Comment prétendre asseoir une quelconque hégémonie culturelle quand, en guise d’« intellectuels organiques » on ne dispose que d’influenceurs narcissiques chez qui l’imprécation tient lieu de réflexion ? Les révolutionnaires des années 1960 et 1970 avaient à leurs côté un Samir Amin, un Frantz Fanon, un Majhemout Diop, un Paulin Hountoundji, en mesure de penser – même si l’Histoire ne leur donna pas toujours raison – l’adaptation de la démocratie à l’environnement socio-économique de l’Afrique francophone. Ceux des années 2020 ont Kémi Séba, Nathalie Yamb et Franklin Nyamsi, c’est là toute la différence. Un décalage cruellement illustré par la régurgitation d’une logorrhée complotiste tout droit sortie de l’époque des partis uniques, telle qu’elle apparait dans le communiqué du gouvernement burkinabè du 25 septembre interdisant la diffusion des publications de Jeune Afrique Media Group.

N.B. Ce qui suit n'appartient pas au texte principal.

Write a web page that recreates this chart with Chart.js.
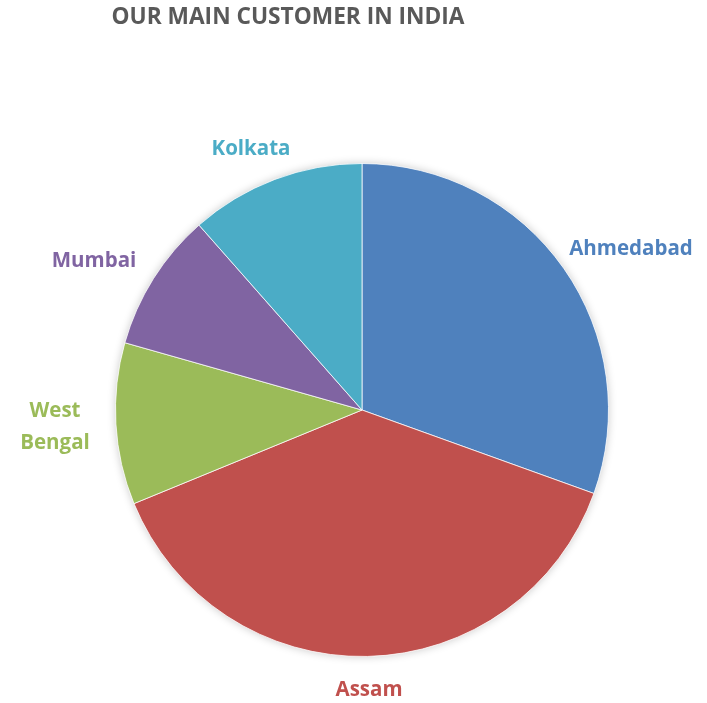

En réalité, la démocratie est un processus, comme la démontre son appropriation par l’un des rares pays du continent géré en fonction du modèle « occidental » décrié par Mamadi Doumbouya et ses homologues du Sahel : l’Afrique du Sud.
Là-bas, la greffe a pris, en dépit du fait que l’immense majorité des citoyens n’ont été socialisés dans un environnement démocratique qu’à partir du milieu des années 1990. Il est vrai que les fondations de l’édifice ont été posées par un homme d’exception qui a su faire comprendre à ses compatriotes qu’aucune société n’était naturellement démocratique, mais qu’elle pouvait et devait le devenir : Nelson Mandela.
Lors de son discours à l’ONU, le président de la transition guinéenne s’est attribué la petite phrase lancée il y a quinze ans devant l’Assemblée nationale française par la secrétaire d’État de Nicolas Sarkozy, Rama Yade : « L’Afrique de papa, c’est terminé ! » Il n’est pas sûr que l’Afrique qu’il nous propose ait quoi que ce soit de différent.